**DATA FOR THE TASK**
>> begin

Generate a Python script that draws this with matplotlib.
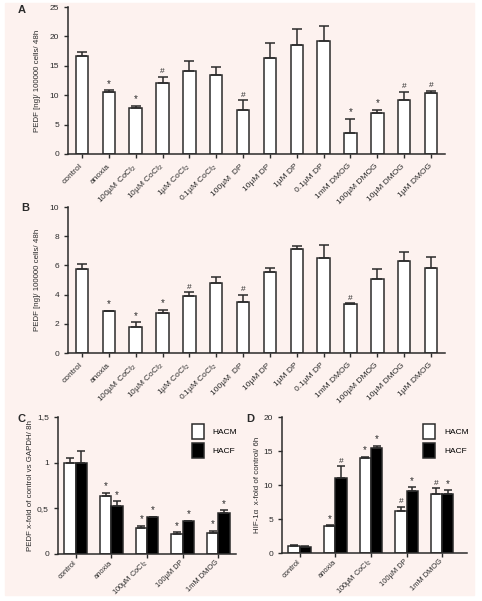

>> end
>> begin

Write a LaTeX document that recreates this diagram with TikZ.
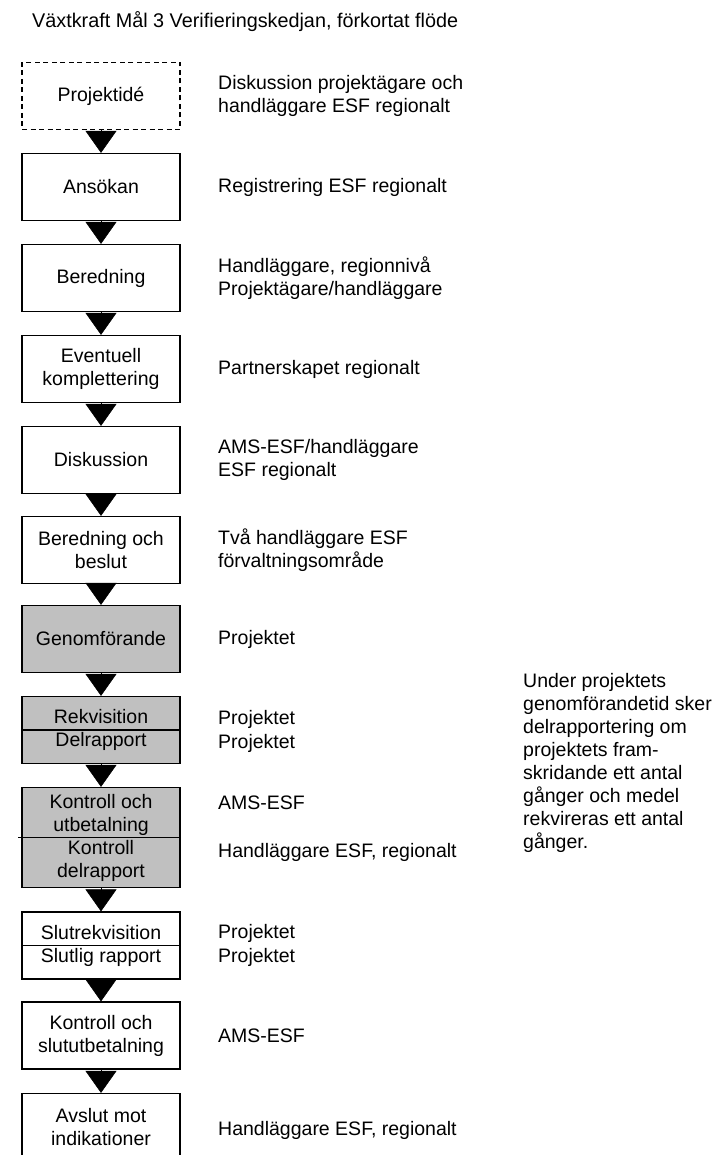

>> end
>> begin

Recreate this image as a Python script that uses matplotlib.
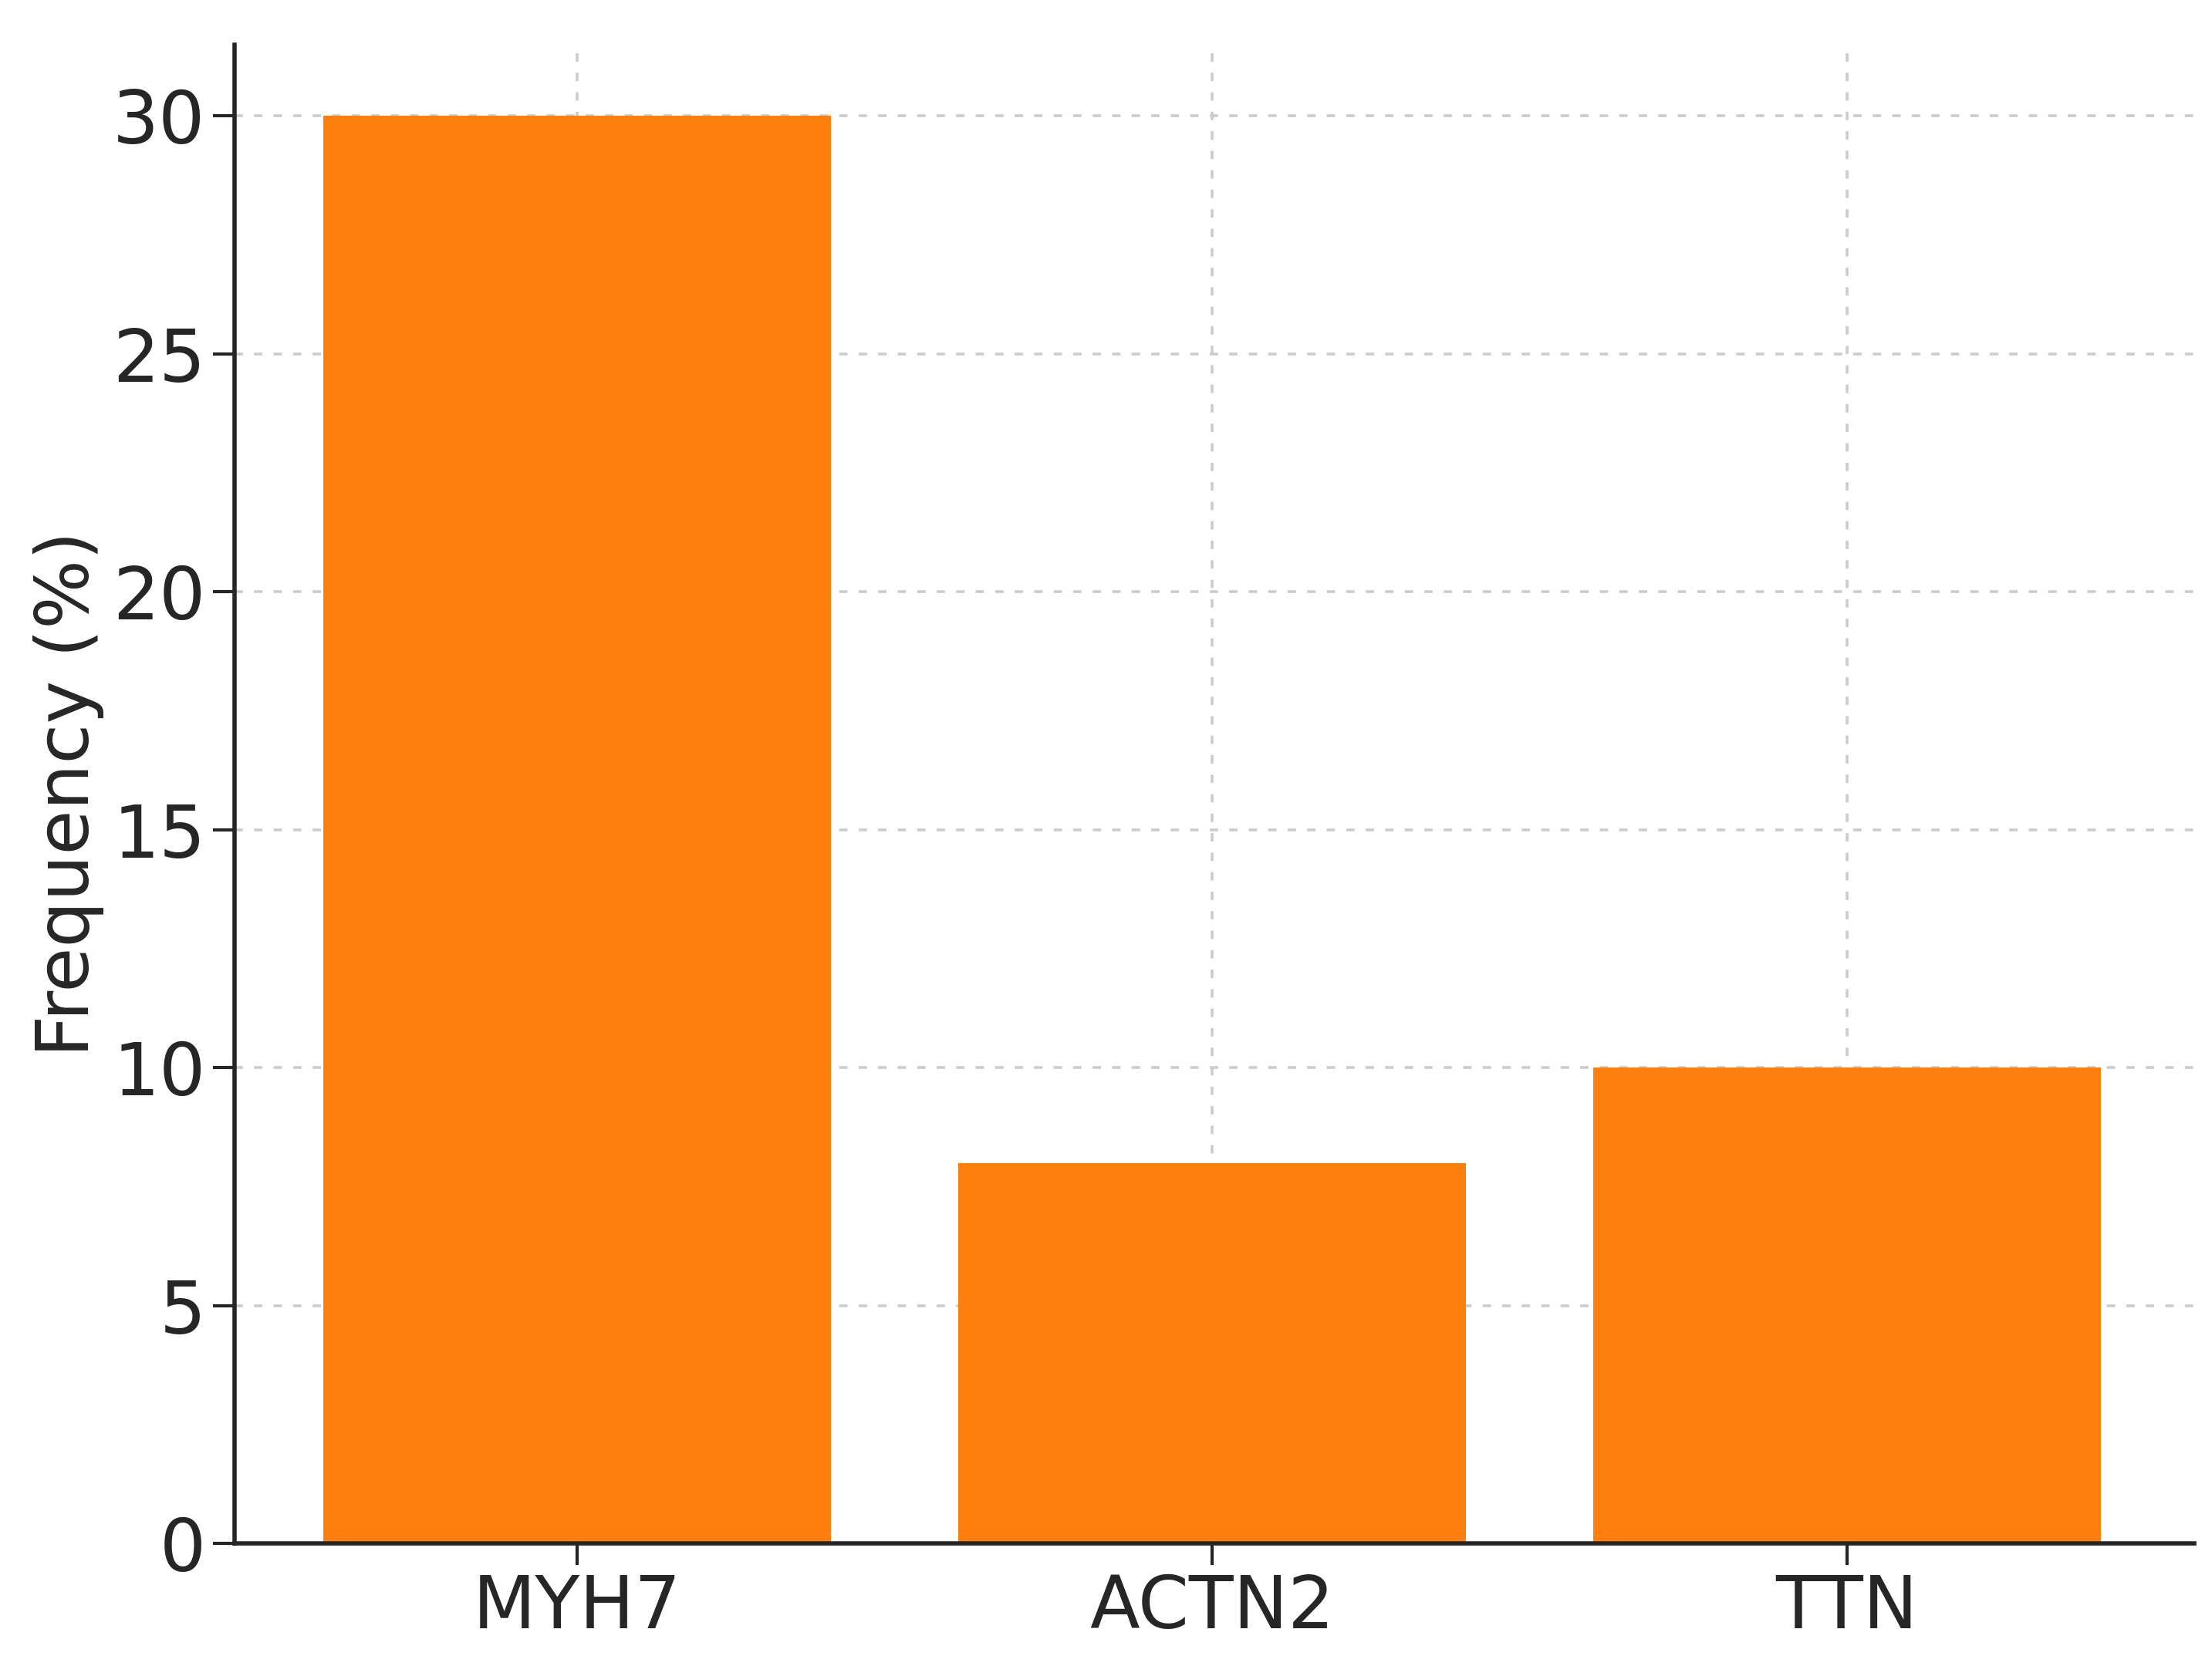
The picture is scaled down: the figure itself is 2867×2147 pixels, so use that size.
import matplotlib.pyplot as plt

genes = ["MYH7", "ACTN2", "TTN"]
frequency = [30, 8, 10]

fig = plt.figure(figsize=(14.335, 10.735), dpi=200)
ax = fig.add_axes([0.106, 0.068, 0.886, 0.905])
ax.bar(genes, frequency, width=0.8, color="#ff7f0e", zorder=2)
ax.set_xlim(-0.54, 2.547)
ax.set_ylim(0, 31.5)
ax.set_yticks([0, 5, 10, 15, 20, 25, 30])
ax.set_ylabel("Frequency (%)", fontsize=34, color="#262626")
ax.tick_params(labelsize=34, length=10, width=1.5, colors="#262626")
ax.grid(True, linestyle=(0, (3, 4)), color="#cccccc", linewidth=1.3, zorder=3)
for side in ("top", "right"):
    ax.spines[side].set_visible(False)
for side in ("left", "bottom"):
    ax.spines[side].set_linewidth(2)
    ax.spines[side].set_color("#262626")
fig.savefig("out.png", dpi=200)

>> end

**TASK BRIEF**
Gather all lines from the records above in which "matplotlib" appears.

**RESPONSE**
Generate a Python script that draws this with matplotlib.
Recreate this image as a Python script that uses matplotlib.
import matplotlib.pyplot as plt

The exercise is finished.